You can make other assumptions to try to compute the probability of A beating B, but you must make sure that it is consistent.  The formula you suggest $$P_{AB}=\frac{P_A(1-P_B)}{P_A(1-P_B)+P_B(1-P_A)}$$ (where $P_{AB}$ is the probability that A beats B,) has the property that $P_{AB}+P_{BA}=1$ if $P_{BA}$ is computed according to  the analogous formula, which is mandatory if there are no ties.
However, if the players are $A_1,A_2,\dots,A_n$, we also need, for example,
$$P_{A_1}=P_{A_1A_2}+P_{A_1A_3}+\cdots+P_{A_1A_n}\tag1$$ if $A_1$ is equally likely to play any of the other players.  Does your formula guarantee this?  I doubt it.
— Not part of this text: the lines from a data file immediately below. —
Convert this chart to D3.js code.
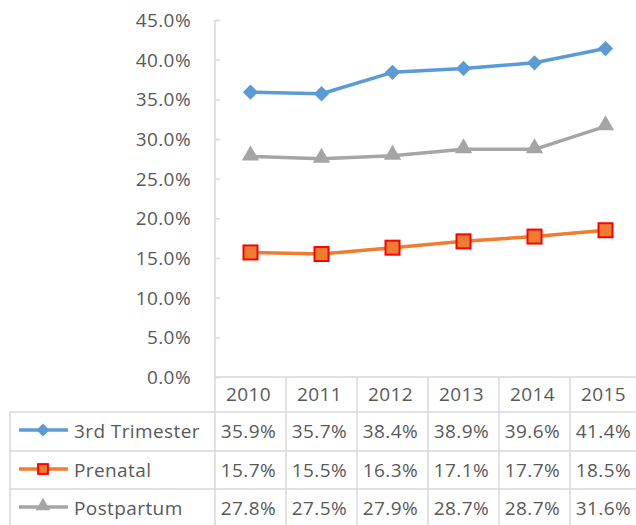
<!doctype html>
<html lang=en>
<head>
<meta charset=utf-8>
<title>Line chart with data table</title>
<script src="https://d3js.org/d3.v7.min.js"></script>
<style>
  body { margin: 0; background: #fff; }
  text { font-family: "Open Sans", sans-serif; fill: #595959; font-size: 19px; letter-spacing: 0.4px; }
</style>
</head>
<body>
<div id="container"></div>
<script>
    // chart data
    var years = ["2010", "2011", "2012", "2013", "2014", "2015"];
    var trimester = [35.9, 35.7, 38.4, 38.9, 39.6, 41.4];
    var prenatal = [15.7, 15.5, 16.3, 17.1, 17.7, 18.5];
    var postpartum = [27.8, 27.5, 27.9, 28.7, 28.7, 31.6];
    var yTicks = [0, 5, 10, 15, 20, 25, 30, 35, 40, 45];

    var series = [
        {name: "3rd Trimester", values: trimester, color: "#5b9bd5", marker: "diamond"},
        {name: "Prenatal", values: prenatal, color: "#ed7d31", marker: "square"},
        {name: "Postpartum", values: postpartum, color: "#a5a5a5", marker: "triangle"}
    ];

    var w = 636, h = 525;
    var svg = d3.select("#container").append("svg")
        .attr("width", w).attr("height", h);

    var x = d3.scaleBand().domain(years).range([215, 641]);
    var y = d3.scaleLinear().domain([0, 45]).range([377, 20]);

    var grid = "#d9d9d9";

    // y axis
    var yAxis = d3.axisRight(y).tickValues(yTicks).tickSize(5).tickFormat(function(d) { return ""; });
    var ga = svg.append("g").attr("transform", "translate(215,0)").call(yAxis);
    ga.selectAll("path, line").attr("stroke", grid).attr("stroke-width", 1.5);
    ga.select(".domain").attr("d", "M0," + y(45) + "V" + y(0));

    svg.append("g").selectAll("text")
        .data(yTicks)
        .enter()
        .append("text")
        .attr("x", 191)
        .attr("y", function(d) { return y(d) + 7; })
        .attr("text-anchor", "end")
        .text(function(d) { return d.toFixed(1) + "%"; });

    // data table
    var tblTop = 377, rowTops = [377, 412, 451, 489, 528];
    var tbl = svg.append("g").attr("stroke", grid).attr("stroke-width", 1.5);
    tbl.append("line").attr("x1", 215).attr("x2", w).attr("y1", tblTop).attr("y2", tblTop);
    rowTops.slice(1).forEach(function(r) {
        tbl.append("line").attr("x1", 10).attr("x2", w).attr("y1", r).attr("y2", r);
    });
    tbl.append("line").attr("x1", 10).attr("x2", 10).attr("y1", rowTops[1]).attr("y2", h);
    years.forEach(function(yr) {
        tbl.append("line").attr("x1", x(yr)).attr("x2", x(yr)).attr("y1", tblTop).attr("y2", h);
    });

    svg.append("g").selectAll("text")
        .data(years)
        .enter()
        .append("text")
        .attr("x", function(d) { return x(d) + x.bandwidth() / 2 - 2; })
        .attr("y", 401)
        .attr("text-anchor", "middle")
        .text(function(d) { return d; });

    function drawMarker(g, s, cx, cy, scale) {
        if (s.marker === "diamond") {
            g.append("path")
                .attr("d", d3.symbol().type(d3.symbolDiamond2).size(150 * scale)())
                .attr("transform", "translate(" + cx + "," + cy + ")")
                .attr("fill", s.color);
        } else if (s.marker === "square") {
            var r = 7 * scale;
            g.append("rect")
                .attr("x", cx - r).attr("y", cy - r)
                .attr("width", 2 * r).attr("height", 2 * r)
                .attr("fill", s.color).attr("stroke", "#ff0000").attr("stroke-width", 2);
        } else {
            g.append("path")
                .attr("d", d3.symbol().type(d3.symbolTriangle).size(130 * scale)())
                .attr("transform", "translate(" + cx + "," + (cy - 1) + ")")
                .attr("fill", s.color);
        }
    }

    var rowMid = [431, 470, 508];
    series.forEach(function(s, i) {
        var g = svg.append("g");
        g.append("line")
            .attr("x1", 19).attr("x2", 68)
            .attr("y1", rowMid[i] - 1).attr("y2", rowMid[i] - 1)
            .attr("stroke", s.color).attr("stroke-width", 3.5);
        drawMarker(g, s, 43, rowMid[i] - 1, 0.7);
        g.append("text")
            .attr("x", 74).attr("y", rowMid[i] + 7)
            .text(s.name);
        g.selectAll("text.v")
            .data(s.values)
            .enter()
            .append("text")
            .attr("class", "v")
            .attr("x", function(d, j) { return x(years[j]) + x.bandwidth() / 2 - 2; })
            .attr("y", rowMid[i] + 7)
            .attr("text-anchor", "middle")
            .text(function(d) { return d.toFixed(1) + "%"; });
    });

    // lines and markers
    var line = d3.line()
        .x(function(d, j) { return x(years[j]) + x.bandwidth() / 2; })
        .y(function(d) { return y(d); });

    series.forEach(function(s) {
        var g = svg.append("g");
        g.append("path")
            .datum(s.values)
            .attr("d", line)
            .attr("fill", "none")
            .attr("stroke", s.color)
            .attr("stroke-width", 3.5)
            .attr("stroke-linejoin", "round");
        s.values.forEach(function(v, j) {
            drawMarker(g, s, x(years[j]) + x.bandwidth() / 2, y(v), 1);
        });
    });
</script>
</body>
</html>
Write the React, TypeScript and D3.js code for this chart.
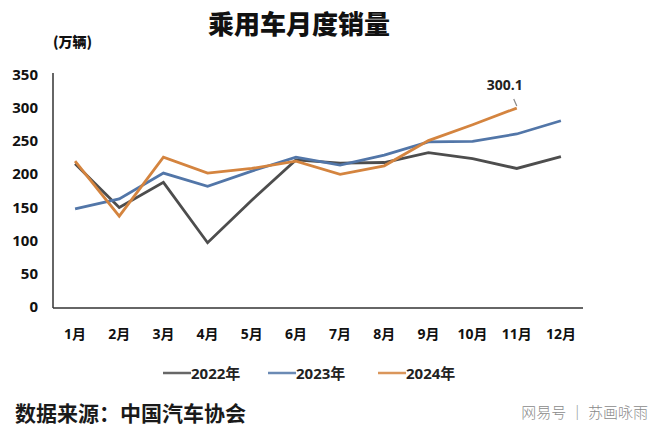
import React from "react";
import * as d3 from "d3";

const months = ["1月","2月","3月","4月","5月","6月","7月","8月","9月","10月","11月","12月"];
const yTicks = [0, 50, 100, 150, 200, 250, 300, 350];
const s2022 = [216, 150, 188, 97, 161, 222, 217, 218, 233, 224, 209, 227];
const s2023 = [148, 163, 202, 182, 205, 226, 214, 229, 249, 250, 261, 281];
const s2024 = [220, 137, 226, 202, 209, 220, 200, 213, 251, 275, 300.1];
const seriesNames = ["2022年", "2023年", "2024年"];
const seriesColors = ["#4d4d4d", "#5276a8", "#d4843f"];

const W = 660, H = 435;
const x0 = 53, x1 = 583, yTop = 75, yBottom = 307;

export default function App() {
  const x = d3.scalePoint<string>().domain(months).range([x0, x1]).padding(0.5);
  const y = d3.scaleLinear().domain([0, 350]).range([yBottom, yTop]);
  const line = d3.line<number>().x((_, i) => x(months[i]) as number).y(d => y(d));
  const all = [s2022, s2023, s2024];
  const font = "'Open Sans', 'Noto Sans CJK SC', sans-serif";
  const cjk = "'Noto Sans CJK SC', sans-serif";
  const lastIdx = s2024.length - 1;
  const lx = x(months[lastIdx]) as number;
  const ly = y(s2024[lastIdx]);
  const legendX = [163, 268, 378];
  return (
    <svg width={W} height={H} style={{ position: "absolute", left: 0, top: 0, background: "#fff" }}>
      <rect width={W} height={H} fill="#fff" />
      <text x={299} y={34} textAnchor="middle" fontFamily={cjk} fontWeight={900} fontSize={26} fill="#111">乘用车月度销量</text>
      <text x={53} y={47} fontFamily={cjk} fontWeight={900} fontSize={14} fill="#111">(万辆)</text>
      {yTicks.map(t => (
        <text key={t} x={38} y={y(t) + 5} textAnchor="end" fontFamily={font} fontWeight={700} fontSize={15} fill="#111">{t}</text>
      ))}
      <line x1={x0} x2={x0} y1={73} y2={yBottom + 1} stroke="#333" strokeWidth={1.5} />
      <line x1={x0} x2={x1} y1={yBottom + 1} y2={yBottom + 1} stroke="#333" strokeWidth={1.5} />
      {months.map(m => (
        <text key={m} x={x(m) as number} y={339} textAnchor="middle" fontFamily={font} fontWeight={700} fontSize={14} fill="#111">{m}</text>
      ))}
      {all.map((s, i) => (
        <path key={i} d={line(s) || ""} fill="none" stroke={seriesColors[i]} strokeWidth={2.8} strokeLinejoin="miter" />
      ))}
      <line x1={lx - 3} y1={ly - 9} x2={lx} y2={ly - 2} stroke="#888" strokeWidth={1.2} />
      <text x={lx - 12} y={ly - 18} textAnchor="middle" fontFamily={font} fontWeight={700} fontSize={14} fill="#222">{s2024[lastIdx].toFixed(1)}</text>
      {seriesNames.map((n, i) => (
        <g key={n}>
          <line x1={legendX[i]} x2={legendX[i] + 28} y1={373} y2={373} stroke={seriesColors[i]} strokeWidth={2.5} opacity={0.85} />
          <text x={legendX[i] + 28} y={379} fontFamily={font} fontWeight={700} fontSize={15} fill="#222">{n}</text>
        </g>
      ))}
      <text x={15} y={421} fontFamily={cjk} fontWeight={600} fontSize={21} fill="#1a1a1a">数据来源：中国汽车协会</text>
      <text x={648} y={418} textAnchor="end" fontFamily={cjk} fontWeight={300} fontSize={15} fill="#8a8a8a">网易号 │ 苏画咏雨</text>
    </svg>
  );
}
We might try to rectify this with a formula like $$P_{A_kA_j}=P_k\frac{P_{A_j}}{\sum_{m\neq k}P_{A_m}}$$
With this definition, equation $(1)$ would be satisfied, but we would no longer have $P_{AB}+P_{BA}=1$.
In short, I can't think of a formula, at least not off the top of my head, that would guarantee consistency of the results.  Also, it seems to me that finding such a formula, if one exists, would require making entirely unrealistic assumptions about the problem.